Wagga has continued its move towards allowing more high density living after councillors approved a retail and residential building up to six storeys high in the central business district.
During discussion on the $10 million Blake Street development application at Monday night's meeting, councillors debated the amenity of existing businesses and residents versus an overall plan to have more people living in and around the city centre.
Ryan Dent, the owner of The Pot 'n' Kettle Coffee House next door to the proposed development, told the meeting he feared for the future of his business if its outdoor seating was overshadowed by plans for a 19-metre wall.
"My cafe is quite well known for its sunny ambiance ... and we rely heavily on generating our income from the courtyard area as there is only a small amount of seating inside," he said.
"We feel that this building is just going to tower over us and completely put us in the shade. Customers will not get the experience that they come for." Mr Dent said he had been in negotiations with their landlord and Cr Kerry Pascoe, who was behind the development through his company Pascoe Constructions, on how they could move forward.
Warwick Horsfall, the director of Albury firm Habitat Planning, told the meeting more high density living would make Wagga "more sophisticated".

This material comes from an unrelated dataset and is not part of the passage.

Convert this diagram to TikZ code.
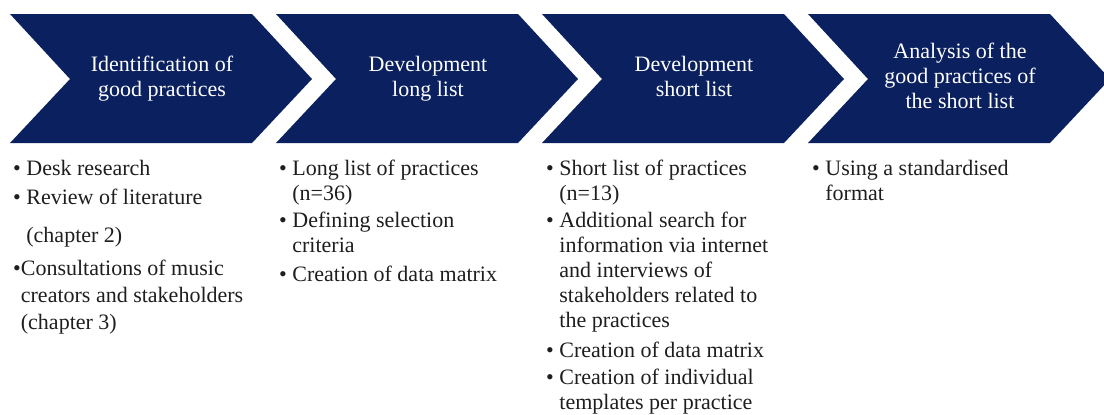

"It will be a landmark building ... the 16 apartments will cater for those seeking a more busy and urbane environment," he said.
The application called for a new five or six storey 'mixed use' development at 12 Blake Street, including first floor car parks, a ground floor for retail and businesses, and apartments on the top floors.
Mr Horsfall said more people living centrally would "keep the CBD alive outside business hours" and avoid creating a "dead space" for businesses.
The application was approved by all councillors present, except for Crs Pascoe and Rod Kendall, who vacated the chamber due to their significant interests in the matter.
Some councillors expressed concerns about supporting development applications in the future if there were too many impacts.
In earlier version of this article, an error was made when summarising debate between councillors in relation to a $10 million apartment block on Blake Street in Wagga.
Cr Dan Hayes' outlook on future high density residential development within the central business district, a concept he is in favour of, was not accurately represented in the article.
The Daily Advertiser apologises for the error.